Retype exactly what runs from the first line of the data to the line with "20.2, 22.2, 24];", keeping both of those lines and skipping pictures.

* start Record excerpts *

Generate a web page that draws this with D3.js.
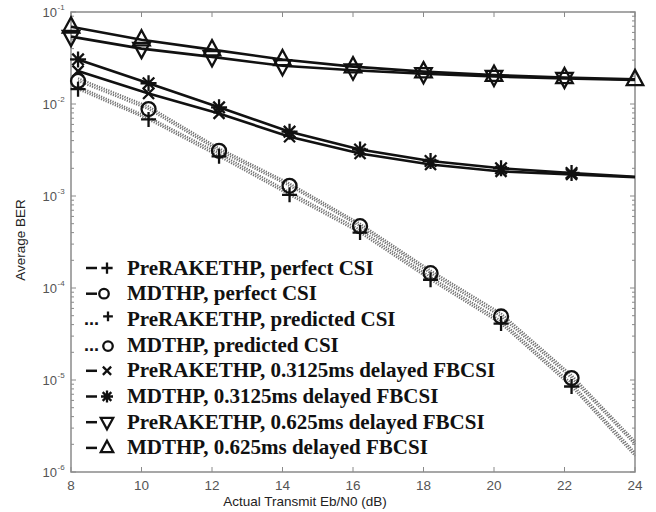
<!DOCTYPE html>
<html>
<head>
<meta charset="utf-8">
<script src="https://cdn.jsdelivr.net/npm/d3@7"></script>
<style>
  body { margin: 0; background: #fff; }
  svg { display: block; }
</style>
</head>
<body>
<div id="chart"></div>
<script>
(function() {
'use strict';

// Eb/N0 points (dB)
const ebnoA = [8, 10, 12, 14, 16, 18, 20, 22, 24];
const ebnoB = [8.2, 10.2, 12.2, 14.2, 16.2, 18.2, 20.2, 22.2, 24];

// average BER values
const berPreRakePerfect   = [0.0145, 0.0068, 0.0027, 0.00103, 0.00040, 0.000123, 4.1e-5, 8.5e-6, 1.5e-6];
const berMdthpPerfect     = [0.0178, 0.0088, 0.0031, 0.00129, 0.00047, 0.000145, 4.9e-5, 1.05e-5, 2.0e-6];
const berPreRakePredicted = [0.0155, 0.0072, 0.0029, 0.00110, 0.00043, 0.000132, 4.4e-5, 9.2e-6, 1.62e-6];
const berMdthpPredicted   = [0.0190, 0.0094, 0.0033, 0.00137, 0.00050, 0.000155, 5.3e-5, 1.13e-5, 2.15e-6];
const berPreRakeDelay1    = [0.0228, 0.0130, 0.0079, 0.0044, 0.0029, 0.0022, 0.00185, 0.00172, 0.0016];
const berMdthpDelay1      = [0.0305, 0.0168, 0.0092, 0.0050, 0.0032, 0.0024, 0.0020, 0.00178, 0.00162];
const berPreRakeDelay2    = [0.054, 0.040, 0.0325, 0.026, 0.0233, 0.0213, 0.0199, 0.0189, 0.0182];
const berMdthpDelay2      = [0.069, 0.050, 0.039, 0.0305, 0.0255, 0.0225, 0.0206, 0.0194, 0.0185];

const legendLabels = [
  'PreRAKETHP, perfect CSI',
  'MDTHP, perfect CSI',
  'PreRAKETHP, predicted CSI',
  'MDTHP, predicted CSI',
  'PreRAKETHP, 0.3125ms delayed FBCSI',
  'MDTHP, 0.3125ms delayed FBCSI',
  'PreRAKETHP, 0.625ms delayed FBCSI',
  'MDTHP, 0.625ms delayed FBCSI'
];

const xTicks = [8, 10, 12, 14, 16, 18, 20, 22, 24];
const yTicks = [1e-6, 1e-5, 1e-4, 1e-3, 1e-2, 1e-1];

const W = 656;
const H = 512;
const LEFT = 71, RIGHT = 635, TOP = 12, BOTTOM = 472;

// series: x, y, marker, dotted?, how many leading points get a marker
const series = [
  { x: ebnoB, y: berPreRakePredicted, mark: null,   dotted: true,  n: 0 },
  { x: ebnoB, y: berMdthpPredicted,   mark: null,   dotted: true,  n: 0 },
  { x: ebnoB, y: berPreRakePerfect,   mark: 'plus', dotted: true,  n: 8 },
  { x: ebnoB, y: berMdthpPerfect,     mark: 'circ', dotted: true,  n: 8 },
  { x: ebnoB, y: berPreRakeDelay1,    mark: 'x',    dotted: false, n: 8 },
  { x: ebnoB, y: berMdthpDelay1,      mark: 'star', dotted: false, n: 8 },
  { x: ebnoA, y: berPreRakeDelay2,    mark: 'down', dotted: false, n: 8 },
  { x: ebnoA, y: berMdthpDelay2,      mark: 'up',   dotted: false, n: 9 }
];

const legendMarks = ['plus', 'circ', 'plus', 'circ', 'x', 'star', 'down', 'up'];

const xScale = d3.scaleLinear().domain([8, 24]).range([LEFT, RIGHT]);
const yScale = d3.scaleLog().domain([1e-6, 1e-1]).range([BOTTOM, TOP]);

const svg = d3.select('#chart')
  .append('svg')
    .attr('width', W)
    .attr('height', H);

svg.append('rect')
  .attr('width', W).attr('height', H).attr('fill', '#fff');

// minor log ticks
const minor = [];
for (let e = -6; e < -1; e++) {
  for (let k = 2; k <= 9; k++) minor.push(k * Math.pow(10, e));
}

const axisCol = '#8a8a8a';
const gAx = svg.append('g');

minor.forEach(function(v) {
  const y = yScale(v);
  gAx.append('line').attr('x1', LEFT).attr('x2', LEFT + 3).attr('y1', y).attr('y2', y)
    .attr('stroke', axisCol).attr('stroke-width', 1);
  gAx.append('line').attr('x1', RIGHT).attr('x2', RIGHT - 3).attr('y1', y).attr('y2', y)
    .attr('stroke', axisCol).attr('stroke-width', 1);
});

yTicks.forEach(function(v) {
  const y = yScale(v);
  gAx.append('line').attr('x1', LEFT).attr('x2', LEFT + 5).attr('y1', y).attr('y2', y)
    .attr('stroke', axisCol).attr('stroke-width', 1);
  gAx.append('line').attr('x1', RIGHT).attr('x2', RIGHT - 5).attr('y1', y).attr('y2', y)
    .attr('stroke', axisCol).attr('stroke-width', 1);
  gAx.append('text')
    .attr('x', 57).attr('y', y + 5)
    .attr('text-anchor', 'end')
    .attr('font-family', 'Liberation Sans, Arial, sans-serif')
    .attr('font-size', 13)
    .attr('fill', '#555')
    .text('10');
  gAx.append('text')
    .attr('x', 57.5).attr('y', y - 2)
    .attr('font-family', 'Liberation Sans, Arial, sans-serif')
    .attr('font-size', 8)
    .attr('fill', '#555')
    .text(String(Math.round(Math.log10(v))));
});

xTicks.forEach(function(v) {
  const x = xScale(v);
  gAx.append('line').attr('x1', x).attr('x2', x).attr('y1', BOTTOM).attr('y2', BOTTOM - 5)
    .attr('stroke', axisCol).attr('stroke-width', 1);
  gAx.append('line').attr('x1', x).attr('x2', x).attr('y1', TOP).attr('y2', TOP + 5)
    .attr('stroke', axisCol).attr('stroke-width', 1);
  gAx.append('text')
    .attr('x', x).attr('y', 490)
    .attr('text-anchor', 'middle')
    .attr('font-family', 'Liberation Sans, Arial, sans-serif')
    .attr('font-size', 13.5)
    .attr('fill', '#555')
    .text(v);
});

gAx.append('rect')
  .attr('x', LEFT).attr('y', TOP)
  .attr('width', RIGHT - LEFT).attr('height', BOTTOM - TOP)
  .attr('fill', 'none').attr('stroke', axisCol).attr('stroke-width', 1.5);

svg.append('text')
  .attr('x', 305).attr('y', 506)
  .attr('text-anchor', 'middle')
  .attr('font-family', 'Liberation Sans, Arial, sans-serif')
  .attr('font-size', 13.5)
  .attr('fill', '#222')
  .text('Actual Transmit Eb/N0 (dB)');

svg.append('text')
  .attr('transform', 'translate(25, 240) rotate(-90)')
  .attr('text-anchor', 'middle')
  .attr('font-family', 'Liberation Sans, Arial, sans-serif')
  .attr('font-size', 13.5)
  .attr('fill', '#222')
  .text('Average BER');

// curves
const line = d3.line()
  .x((d) => xScale(d[0]))
  .y((d) => yScale(d[1]));

const gLines = svg.append('g');
series.forEach(function(s) {
  const pts = s.x.map((x, i) => [x, s.y[i]]);
  gLines.append('path')
    .datum(pts)
    .attr('d', line)
    .attr('fill', 'none')
    .attr('stroke', s.dotted ? '#707070' : '#111')
    .attr('stroke-width', s.dotted ? 2.2 : 2.6)
    .attr('stroke-dasharray', s.dotted ? '1.2,1.3' : null);
});

function drawMark(g, type, x, y, sc) {
  sc = sc || 1;
  const st = '#111';
  if (type === 'circ') {
    g.append('circle').attr('cx', x).attr('cy', y).attr('r', 7 * sc)
      .attr('fill', 'none').attr('stroke', st).attr('stroke-width', 2.3);
  } else if (type === 'plus') {
    const r = 7.5 * sc;
    g.append('path').attr('d', `M${x - r},${y}H${x + r}M${x},${y - r}V${y + r}`)
      .attr('stroke', st).attr('stroke-width', 2.3);
  } else if (type === 'x') {
    const r = 5.5 * sc;
    g.append('path').attr('d', `M${x - r},${y - r}L${x + r},${y + r}M${x - r},${y + r}L${x + r},${y - r}`)
      .attr('stroke', st).attr('stroke-width', 2.3);
  } else if (type === 'star') {
    const r = 8 * sc, q = r * 0.72;
    g.append('path').attr('d', `M${x - r},${y}H${x + r}M${x},${y - r}V${y + r}M${x - q},${y - q}L${x + q},${y + q}M${x - q},${y + q}L${x + q},${y - q}`)
      .attr('stroke', st).attr('stroke-width', 2.3);
  } else if (type === 'up' || type === 'down') {
    const r = 9.5 * sc, s = type === 'up' ? 1 : -1;
    g.append('path')
      .attr('d', `M${x},${y - s * r}L${x + r * 0.87},${y + s * r * 0.6}L${x - r * 0.87},${y + s * r * 0.6}Z`)
      .attr('fill', 'none').attr('stroke', st).attr('stroke-width', 2.3);
  }
}

const gMarks = svg.append('g');
series.forEach(function(s) {
  for (let i = 0; i < s.n; i++) {
    drawMark(gMarks, s.mark, xScale(s.x[i]), yScale(s.y[i]));
  }
});

// legend
const gLeg = svg.append('g');
legendLabels.forEach(function(lab, i) {
  const y = 268 + i * 25.7;
  const dotted = (i === 2 || i === 3);
  if (dotted) {
    gLeg.append('text')
      .attr('x', 84).attr('y', y + 6)
      .attr('font-family', 'Liberation Sans, Arial, sans-serif')
      .attr('font-weight', 'bold')
      .attr('font-size', 18)
      .attr('fill', '#111')
      .text('...');
    if (legendMarks[i] === 'plus') drawMark(gLeg, 'plus', 108, y - 3, 0.65);
    else drawMark(gLeg, 'circ', 108, y + 1, 0.68);
  } else {
    gLeg.append('line').attr('x1', 86).attr('x2', 97).attr('y1', y).attr('y2', y)
      .attr('stroke', '#111').attr('stroke-width', 2.5);
    const m = legendMarks[i];
    drawMark(gLeg, m, m === 'circ' ? 104 : 107, y, m === 'circ' ? 0.68 : 0.75);
  }
  gLeg.append('text')
    .attr('x', 127).attr('y', y + 6.5)
    .attr('font-family', 'Liberation Serif, Times New Roman, serif')
    .attr('font-weight', 'bold')
    .attr('font-size', 21)
    .attr('fill', '#111')
    .text(lab);
});

})();
</script>
</body>
</html>
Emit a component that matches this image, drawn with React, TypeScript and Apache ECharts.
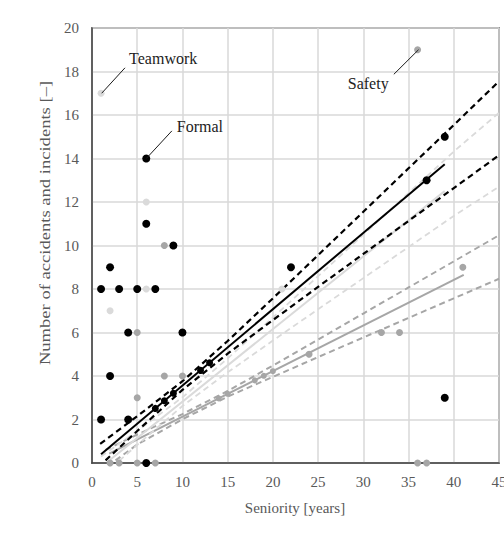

* end Record excerpts *

(Exercise answer)
Generate a web page that draws this with D3.js.
<!DOCTYPE html>
<html>
<head>
<meta charset="utf-8">
<script src="https://cdn.jsdelivr.net/npm/d3@7"></script>
<style>
  body { margin: 0; background: #fff; }
  svg { display: block; }
</style>
</head>
<body>
<div id="chart"></div>
<script>
(function() {
'use strict';

// Eb/N0 points (dB)
const ebnoA = [8, 10, 12, 14, 16, 18, 20, 22, 24];
const ebnoB = [8.2, 10.2, 12.2, 14.2, 16.2, 18.2, 20.2, 22.2, 24];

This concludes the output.